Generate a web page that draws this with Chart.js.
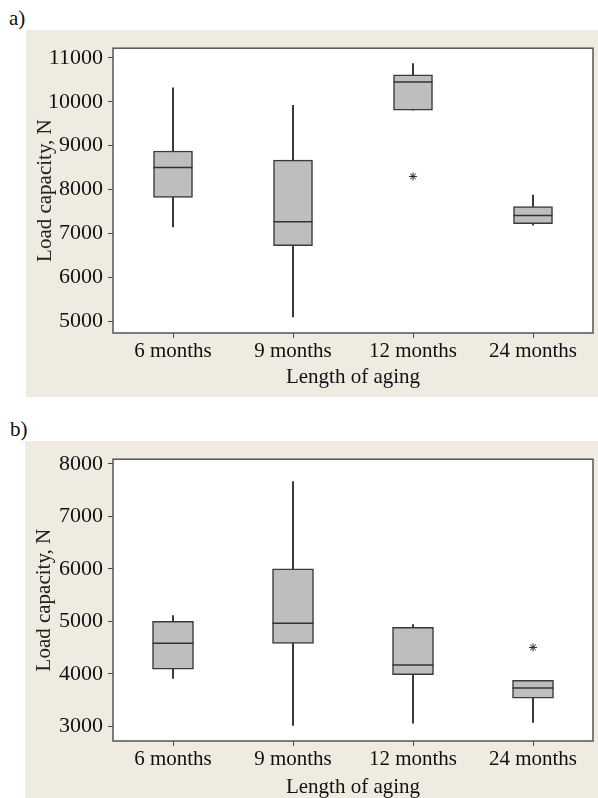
<!DOCTYPE html>
<html>
<head>
<meta charset="utf-8">
<script src="https://cdn.jsdelivr.net/npm/chart.js@4.4.1/dist/chart.umd.min.js"></script>
<style>
  html, body { margin: 0; padding: 0; background: #fff; overflow: hidden; }
  body { width: 598px; height: 798px; position: relative; font-family: "Liberation Serif", serif; }
  .tag { position: absolute; font-size: 21px; line-height: 24px; color: #111; }
  .panel { position: absolute; background: #EFEBE1; }
</style>
</head>
<body>
<div class="tag" style="left:9px;top:6px">a)</div>
<div class="panel" style="left:26px;top:30px;width:572px;height:367px"><canvas id="chartA" width="572" height="367"></canvas></div>
<div class="tag" style="left:10px;top:417px">b)</div>
<div class="panel" style="left:25px;top:441px;width:573px;height:370px"><canvas id="chartB" width="573" height="370"></canvas></div>

<script>
/* shared */
const categories = ["6 months", "9 months", "12 months", "24 months"];

/* ===== a) ===== */
const aMin = [7150, 5100, 9810, 7190];
const aQ1 = [7820, 6725, 9810, 7225];
const aMedian = [8505, 7270, 10450, 7410];
const aQ3 = [8880, 8670, 10615, 7615];
const aMax = [10316, 9918, 10870, 7873];
const aOutliers = [null, null, 8300, null];
const aTicks = [5000, 6000, 7000, 8000, 9000, 10000, 11000];

/* ===== b) ===== */
const bMin = [3915, 3020, 3060, 3075];
const bQ1 = [4090, 4578, 3984, 3538];
const bMedian = [4584, 4962, 4170, 3730];
const bQ3 = [5000, 6000, 4888, 3878];
const bMax = [5111, 7660, 4937, 3878];
const bOutliers = [null, null, null, 4504];
const bTicks = [3000, 4000, 5000, 6000, 7000, 8000];

const font = { family: "Liberation Serif", size: 21 };
const tickFont = { family: "Liberation Serif", size: 22 };
const ink = "#111";

// white plot area, median lines, frame
const boxPlugin = {
  id: "boxExtras",
  beforeDraw(chart) {
    const a = chart.chartArea, ctx = chart.ctx;
    ctx.save();
    ctx.fillStyle = "#fff";
    ctx.fillRect(a.left, a.top, a.right - a.left, a.bottom - a.top);
    ctx.restore();
  },
  afterDatasetsDraw(chart) {
    const meds = chart.options.plugins.boxExtras.medians;
    const meta = chart.getDatasetMeta(1);
    const y = chart.scales.y, ctx = chart.ctx;
    ctx.save();
    ctx.strokeStyle = "#333";
    ctx.lineWidth = 1.5;
    meta.data.forEach((el, i) => {
      const py = y.getPixelForValue(meds[i]);
      ctx.beginPath();
      ctx.moveTo(el.x - el.width / 2, py);
      ctx.lineTo(el.x + el.width / 2, py);
      ctx.stroke();
    });
    ctx.restore();
  },
  afterDraw(chart) {
    const a = chart.chartArea, ctx = chart.ctx;
    ctx.save();
    ctx.strokeStyle = "#555";
    ctx.lineWidth = 1.5;
    ctx.strokeRect(a.left, a.top, a.right - a.left, a.bottom - a.top);
    ctx.restore();
  }
};

function makeBoxChart(id, s) {
  return new Chart(document.getElementById(id), {
    type: "bar",
    data: {
      labels: categories,
      datasets: [
        {
          // whiskers
          data: s.min.map((v, i) => [v, s.max[i]]),
          backgroundColor: "#111",
          borderWidth: 0,
          barThickness: 1,
          grouped: false,
          order: 2
        },
        {
          // boxes
          data: s.q1.map((v, i) => [v, s.q3[i]]),
          backgroundColor: "#BEBEBE",
          borderColor: "#3a3a3a",
          borderWidth: 1.5,
          borderSkipped: false,
          barThickness: s.boxWidth,
          grouped: false,
          order: 1
        },
        {
          // outliers
          type: "line",
          data: s.out,
          showLine: false,
          pointStyle: "star",
          pointRadius: 4,
          borderColor: "#222",
          borderWidth: 1,
          order: 0
        }
      ]
    },
    options: {
      responsive: false,
      animation: false,
      layout: { padding: s.padding },
      plugins: {
        legend: { display: false },
        tooltip: { enabled: false },
        boxExtras: { medians: s.med }
      },
      scales: {
        x: {
          grid: { offset: false, drawOnChartArea: false, drawTicks: true, tickLength: 5, color: "#444" },
          border: { display: false },
          ticks: { font, color: ink, padding: 1, maxRotation: 0 },
          title: { display: true, text: "Length of aging", font, color: ink },
          afterFit: sc => { sc.height = s.xHeight; }
        },
        y: {
          min: s.yMin,
          max: s.yMax,
          grid: { drawOnChartArea: false, drawTicks: true, tickLength: 5, color: "#444" },
          border: { display: false },
          ticks: { font: tickFont, color: ink, padding: 5, callback: v => String(v) },
          afterBuildTicks: sc => { sc.ticks = s.ticks.map(v => ({ value: v })); },
          title: { display: true, text: "Load capacity, N", font, color: "#222" },
          afterFit: sc => { sc.width = s.yWidth; }
        }
      }
    },
    plugins: [boxPlugin]
  });
}

makeBoxChart("chartA", {
  min: aMin, q1: aQ1, med: aMedian, q3: aQ3, max: aMax, out: aOutliers, ticks: aTicks,
  yMin: 4734, yMax: 11221, boxWidth: 39,
  padding: { top: 10, right: 2, bottom: 3, left: 3 }, yWidth: 84, xHeight: 61
});

makeBoxChart("chartB", {
  min: bMin, q1: bQ1, med: bMedian, q3: bQ3, max: bMax, out: bOutliers, ticks: bTicks,
  yMin: 2722, yMax: 8087, boxWidth: 41,
  padding: { top: 11, right: 1, bottom: 7, left: 3 }, yWidth: 85, xHeight: 63
});
</script>
</body>
</html>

....

◆ **Task details**
Reproduce the full listing faithfully, but do not carry over any pictures.

◆ **Result of the task**
Generate a web page that draws this with Chart.js.
<!DOCTYPE html>
<html>
<head>
<meta charset="utf-8">
<script src="https://cdn.jsdelivr.net/npm/chart.js@4.4.1/dist/chart.umd.min.js"></script>
<style>
  html, body { margin: 0; padding: 0; background: #fff; overflow: hidden; }
  body { width: 598px; height: 798px; position: relative; font-family: "Liberation Serif", serif; }
  .tag { position: absolute; font-size: 21px; line-height: 24px; color: #111; }
  .panel { position: absolute; background: #EFEBE1; }
</style>
</head>
<body>
<div class="tag" style="left:9px;top:6px">a)</div>
<div class="panel" style="left:26px;top:30px;width:572px;height:367px"><canvas id="chartA" width="572" height="367"></canvas></div>
<div class="tag" style="left:10px;top:417px">b)</div>
<div class="panel" style="left:25px;top:441px;width:573px;height:370px"><canvas id="chartB" width="573" height="370"></canvas></div>

<script>
/* shared */
const categories = ["6 months", "9 months", "12 months", "24 months"];

/* ===== a) ===== */
const aMin = [7150, 5100, 9810, 7190];
const aQ1 = [7820, 6725, 9810, 7225];
const aMedian = [8505, 7270, 10450, 7410];
const aQ3 = [8880, 8670, 10615, 7615];
const aMax = [10316, 9918, 10870, 7873];
const aOutliers = [null, null, 8300, null];
const aTicks = [5000, 6000, 7000, 8000, 9000, 10000, 11000];

/* ===== b) ===== */
const bMin = [3915, 3020, 3060, 3075];
const bQ1 = [4090, 4578, 3984, 3538];
const bMedian = [4584, 4962, 4170, 3730];
const bQ3 = [5000, 6000, 4888, 3878];
const bMax = [5111, 7660, 4937, 3878];
const bOutliers = [null, null, null, 4504];
const bTicks = [3000, 4000, 5000, 6000, 7000, 8000];

const font = { family: "Liberation Serif", size: 21 };
const tickFont = { family: "Liberation Serif", size: 22 };
const ink = "#111";

// white plot area, median lines, frame
const boxPlugin = {
  id: "boxExtras",
  beforeDraw(chart) {
    const a = chart.chartArea, ctx = chart.ctx;
    ctx.save();
    ctx.fillStyle = "#fff";
    ctx.fillRect(a.left, a.top, a.right - a.left, a.bottom - a.top);
    ctx.restore();
  },
  afterDatasetsDraw(chart) {
    const meds = chart.options.plugins.boxExtras.medians;
    const meta = chart.getDatasetMeta(1);
    const y = chart.scales.y, ctx = chart.ctx;
    ctx.save();
    ctx.strokeStyle = "#333";
    ctx.lineWidth = 1.5;
    meta.data.forEach((el, i) => {
      const py = y.getPixelForValue(meds[i]);
      ctx.beginPath();
      ctx.moveTo(el.x - el.width / 2, py);
      ctx.lineTo(el.x + el.width / 2, py);
      ctx.stroke();
    });
    ctx.restore();
  },
  afterDraw(chart) {
    const a = chart.chartArea, ctx = chart.ctx;
    ctx.save();
    ctx.strokeStyle = "#555";
    ctx.lineWidth = 1.5;
    ctx.strokeRect(a.left, a.top, a.right - a.left, a.bottom - a.top);
    ctx.restore();
  }
};

function makeBoxChart(id, s) {
  return new Chart(document.getElementById(id), {
    type: "bar",
    data: {
      labels: categories,
      datasets: [
        {
          // whiskers
          data: s.min.map((v, i) => [v, s.max[i]]),
          backgroundColor: "#111",
          borderWidth: 0,
          barThickness: 1,
          grouped: false,
          order: 2
        },
        {
          // boxes
          data: s.q1.map((v, i) => [v, s.q3[i]]),
          backgroundColor: "#BEBEBE",
          borderColor: "#3a3a3a",
          borderWidth: 1.5,
          borderSkipped: false,
          barThickness: s.boxWidth,
          grouped: false,
          order: 1
        },
        {
          // outliers
          type: "line",
          data: s.out,
          showLine: false,
          pointStyle: "star",
          pointRadius: 4,
          borderColor: "#222",
          borderWidth: 1,
          order: 0
        }
      ]
    },
    options: {
      responsive: false,
      animation: false,
      layout: { padding: s.padding },
      plugins: {
        legend: { display: false },
        tooltip: { enabled: false },
        boxExtras: { medians: s.med }
      },
      scales: {
        x: {
          grid: { offset: false, drawOnChartArea: false, drawTicks: true, tickLength: 5, color: "#444" },
          border: { display: false },
          ticks: { font, color: ink, padding: 1, maxRotation: 0 },
          title: { display: true, text: "Length of aging", font, color: ink },
          afterFit: sc => { sc.height = s.xHeight; }
        },
        y: {
          min: s.yMin,
          max: s.yMax,
          grid: { drawOnChartArea: false, drawTicks: true, tickLength: 5, color: "#444" },
          border: { display: false },
          ticks: { font: tickFont, color: ink, padding: 5, callback: v => String(v) },
          afterBuildTicks: sc => { sc.ticks = s.ticks.map(v => ({ value: v })); },
          title: { display: true, text: "Load capacity, N", font, color: "#222" },
          afterFit: sc => { sc.width = s.yWidth; }
        }
      }
    },
    plugins: [boxPlugin]
  });
}

makeBoxChart("chartA", {
  min: aMin, q1: aQ1, med: aMedian, q3: aQ3, max: aMax, out: aOutliers, ticks: aTicks,
  yMin: 4734, yMax: 11221, boxWidth: 39,
  padding: { top: 10, right: 2, bottom: 3, left: 3 }, yWidth: 84, xHeight: 61
});

makeBoxChart("chartB", {
  min: bMin, q1: bQ1, med: bMedian, q3: bQ3, max: bMax, out: bOutliers, ticks: bTicks,
  yMin: 2722, yMax: 8087, boxWidth: 41,
  padding: { top: 11, right: 1, bottom: 7, left: 3 }, yWidth: 85, xHeight: 63
});
</script>
</body>
</html>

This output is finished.